* [What is needed]: Type out the complete listing below word for word, without its pictures.

* [Dataset content]:
——————————
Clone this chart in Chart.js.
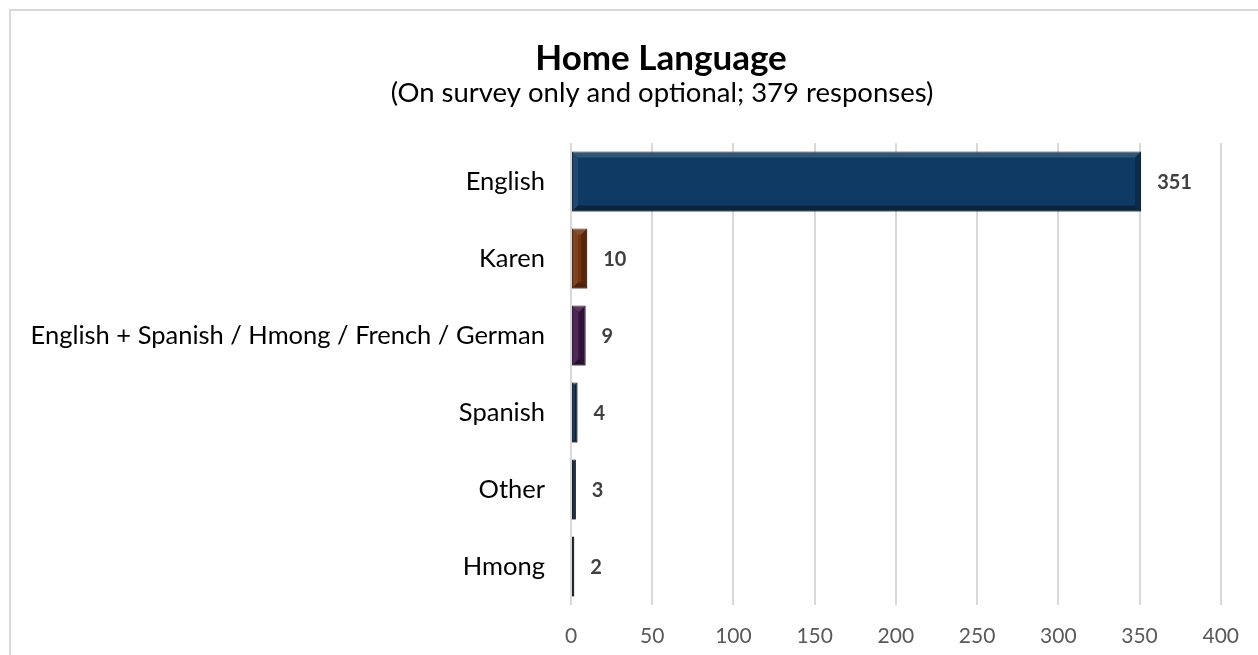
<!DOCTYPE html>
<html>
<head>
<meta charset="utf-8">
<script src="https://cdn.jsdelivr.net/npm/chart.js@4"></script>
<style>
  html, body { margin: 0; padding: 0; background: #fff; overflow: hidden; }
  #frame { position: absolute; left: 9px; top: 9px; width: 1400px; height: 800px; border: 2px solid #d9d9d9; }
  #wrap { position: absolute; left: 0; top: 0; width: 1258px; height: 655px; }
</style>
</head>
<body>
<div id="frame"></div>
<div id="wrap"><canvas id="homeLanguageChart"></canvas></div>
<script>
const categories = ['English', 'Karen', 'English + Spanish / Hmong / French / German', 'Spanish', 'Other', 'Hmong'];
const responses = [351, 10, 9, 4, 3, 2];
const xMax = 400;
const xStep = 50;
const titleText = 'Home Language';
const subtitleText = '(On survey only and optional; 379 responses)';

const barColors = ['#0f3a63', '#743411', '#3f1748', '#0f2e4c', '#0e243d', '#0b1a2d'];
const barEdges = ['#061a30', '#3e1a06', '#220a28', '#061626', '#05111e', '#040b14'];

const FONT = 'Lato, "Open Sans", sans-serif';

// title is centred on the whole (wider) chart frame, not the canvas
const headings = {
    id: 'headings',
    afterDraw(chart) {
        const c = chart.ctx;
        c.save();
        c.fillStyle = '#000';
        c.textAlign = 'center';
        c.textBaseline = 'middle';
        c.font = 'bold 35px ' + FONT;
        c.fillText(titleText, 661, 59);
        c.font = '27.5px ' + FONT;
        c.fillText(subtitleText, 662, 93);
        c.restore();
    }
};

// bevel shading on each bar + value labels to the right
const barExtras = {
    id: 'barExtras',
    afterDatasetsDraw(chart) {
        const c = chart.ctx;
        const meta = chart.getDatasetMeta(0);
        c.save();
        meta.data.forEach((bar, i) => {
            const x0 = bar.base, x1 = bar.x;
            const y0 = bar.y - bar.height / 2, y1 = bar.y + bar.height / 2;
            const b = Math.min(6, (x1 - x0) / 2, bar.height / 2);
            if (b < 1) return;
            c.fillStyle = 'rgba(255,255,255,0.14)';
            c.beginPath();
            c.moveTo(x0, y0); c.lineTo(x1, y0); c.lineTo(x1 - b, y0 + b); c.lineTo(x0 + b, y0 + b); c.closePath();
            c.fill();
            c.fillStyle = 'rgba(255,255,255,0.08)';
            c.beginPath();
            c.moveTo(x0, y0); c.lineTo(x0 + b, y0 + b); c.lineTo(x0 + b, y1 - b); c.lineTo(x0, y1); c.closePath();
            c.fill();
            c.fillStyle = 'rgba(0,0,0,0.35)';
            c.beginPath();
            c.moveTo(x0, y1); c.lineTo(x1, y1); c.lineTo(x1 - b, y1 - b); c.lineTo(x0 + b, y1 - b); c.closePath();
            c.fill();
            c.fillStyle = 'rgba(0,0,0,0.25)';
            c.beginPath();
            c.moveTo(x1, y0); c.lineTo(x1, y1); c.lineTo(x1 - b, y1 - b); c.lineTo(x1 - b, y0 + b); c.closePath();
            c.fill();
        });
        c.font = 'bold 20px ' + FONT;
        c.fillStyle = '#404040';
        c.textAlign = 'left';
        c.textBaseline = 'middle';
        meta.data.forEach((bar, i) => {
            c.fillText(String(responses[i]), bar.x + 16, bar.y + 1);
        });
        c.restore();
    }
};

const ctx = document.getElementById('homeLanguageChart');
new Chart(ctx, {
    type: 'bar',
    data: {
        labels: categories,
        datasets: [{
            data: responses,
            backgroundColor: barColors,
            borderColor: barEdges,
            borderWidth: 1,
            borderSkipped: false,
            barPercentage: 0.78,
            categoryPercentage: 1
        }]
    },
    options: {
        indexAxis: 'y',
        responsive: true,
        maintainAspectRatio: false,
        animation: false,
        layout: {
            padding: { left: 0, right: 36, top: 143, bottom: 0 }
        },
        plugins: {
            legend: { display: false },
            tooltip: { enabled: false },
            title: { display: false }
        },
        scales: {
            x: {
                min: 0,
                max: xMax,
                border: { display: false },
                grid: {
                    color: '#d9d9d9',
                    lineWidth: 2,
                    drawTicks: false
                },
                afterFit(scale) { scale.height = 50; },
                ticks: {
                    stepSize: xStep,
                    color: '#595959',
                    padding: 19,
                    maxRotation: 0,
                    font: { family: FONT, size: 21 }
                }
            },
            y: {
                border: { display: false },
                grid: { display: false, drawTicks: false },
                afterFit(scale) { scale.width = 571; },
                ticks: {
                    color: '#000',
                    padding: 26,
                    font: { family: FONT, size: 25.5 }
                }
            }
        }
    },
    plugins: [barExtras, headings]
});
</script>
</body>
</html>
——————————
* [Task solution]:
Clone this chart in Chart.js.
<!DOCTYPE html>
<html>
<head>
<meta charset="utf-8">
<script src="https://cdn.jsdelivr.net/npm/chart.js@4"></script>
<style>
  html, body { margin: 0; padding: 0; background: #fff; overflow: hidden; }
  #frame { position: absolute; left: 9px; top: 9px; width: 1400px; height: 800px; border: 2px solid #d9d9d9; }
  #wrap { position: absolute; left: 0; top: 0; width: 1258px; height: 655px; }
</style>
</head>
<body>
<div id="frame"></div>
<div id="wrap"><canvas id="homeLanguageChart"></canvas></div>
<script>
const categories = ['English', 'Karen', 'English + Spanish / Hmong / French / German', 'Spanish', 'Other', 'Hmong'];
const responses = [351, 10, 9, 4, 3, 2];
const xMax = 400;
const xStep = 50;
const titleText = 'Home Language';
const subtitleText = '(On survey only and optional; 379 responses)';

const barColors = ['#0f3a63', '#743411', '#3f1748', '#0f2e4c', '#0e243d', '#0b1a2d'];
const barEdges = ['#061a30', '#3e1a06', '#220a28', '#061626', '#05111e', '#040b14'];

const FONT = 'Lato, "Open Sans", sans-serif';

// title is centred on the whole (wider) chart frame, not the canvas
const headings = {
    id: 'headings',
    afterDraw(chart) {
        const c = chart.ctx;
        c.save();
        c.fillStyle = '#000';
        c.textAlign = 'center';
        c.textBaseline = 'middle';
        c.font = 'bold 35px ' + FONT;
        c.fillText(titleText, 661, 59);
        c.font = '27.5px ' + FONT;
        c.fillText(subtitleText, 662, 93);
        c.restore();
    }
};

// bevel shading on each bar + value labels to the right
const barExtras = {
    id: 'barExtras',
    afterDatasetsDraw(chart) {
        const c = chart.ctx;
        const meta = chart.getDatasetMeta(0);
        c.save();
        meta.data.forEach((bar, i) => {
            const x0 = bar.base, x1 = bar.x;
            const y0 = bar.y - bar.height / 2, y1 = bar.y + bar.height / 2;
            const b = Math.min(6, (x1 - x0) / 2, bar.height / 2);
            if (b < 1) return;
            c.fillStyle = 'rgba(255,255,255,0.14)';
            c.beginPath();
            c.moveTo(x0, y0); c.lineTo(x1, y0); c.lineTo(x1 - b, y0 + b); c.lineTo(x0 + b, y0 + b); c.closePath();
            c.fill();
            c.fillStyle = 'rgba(255,255,255,0.08)';
            c.beginPath();
            c.moveTo(x0, y0); c.lineTo(x0 + b, y0 + b); c.lineTo(x0 + b, y1 - b); c.lineTo(x0, y1); c.closePath();
            c.fill();
            c.fillStyle = 'rgba(0,0,0,0.35)';
            c.beginPath();
            c.moveTo(x0, y1); c.lineTo(x1, y1); c.lineTo(x1 - b, y1 - b); c.lineTo(x0 + b, y1 - b); c.closePath();
            c.fill();
            c.fillStyle = 'rgba(0,0,0,0.25)';
            c.beginPath();
            c.moveTo(x1, y0); c.lineTo(x1, y1); c.lineTo(x1 - b, y1 - b); c.lineTo(x1 - b, y0 + b); c.closePath();
            c.fill();
        });
        c.font = 'bold 20px ' + FONT;
        c.fillStyle = '#404040';
        c.textAlign = 'left';
        c.textBaseline = 'middle';
        meta.data.forEach((bar, i) => {
            c.fillText(String(responses[i]), bar.x + 16, bar.y + 1);
        });
        c.restore();
    }
};

const ctx = document.getElementById('homeLanguageChart');
new Chart(ctx, {
    type: 'bar',
    data: {
        labels: categories,
        datasets: [{
            data: responses,
            backgroundColor: barColors,
            borderColor: barEdges,
            borderWidth: 1,
            borderSkipped: false,
            barPercentage: 0.78,
            categoryPercentage: 1
        }]
    },
    options: {
        indexAxis: 'y',
        responsive: true,
        maintainAspectRatio: false,
        animation: false,
        layout: {
            padding: { left: 0, right: 36, top: 143, bottom: 0 }
        },
        plugins: {
            legend: { display: false },
            tooltip: { enabled: false },
            title: { display: false }
        },
        scales: {
            x: {
                min: 0,
                max: xMax,
                border: { display: false },
                grid: {
                    color: '#d9d9d9',
                    lineWidth: 2,
                    drawTicks: false
                },
                afterFit(scale) { scale.height = 50; },
                ticks: {
                    stepSize: xStep,
                    color: '#595959',
                    padding: 19,
                    maxRotation: 0,
                    font: { family: FONT, size: 21 }
                }
            },
            y: {
                border: { display: false },
                grid: { display: false, drawTicks: false },
                afterFit(scale) { scale.width = 571; },
                ticks: {
                    color: '#000',
                    padding: 26,
                    font: { family: FONT, size: 25.5 }
                }
            }
        }
    },
    plugins: [barExtras, headings]
});
</script>
</body>
</html>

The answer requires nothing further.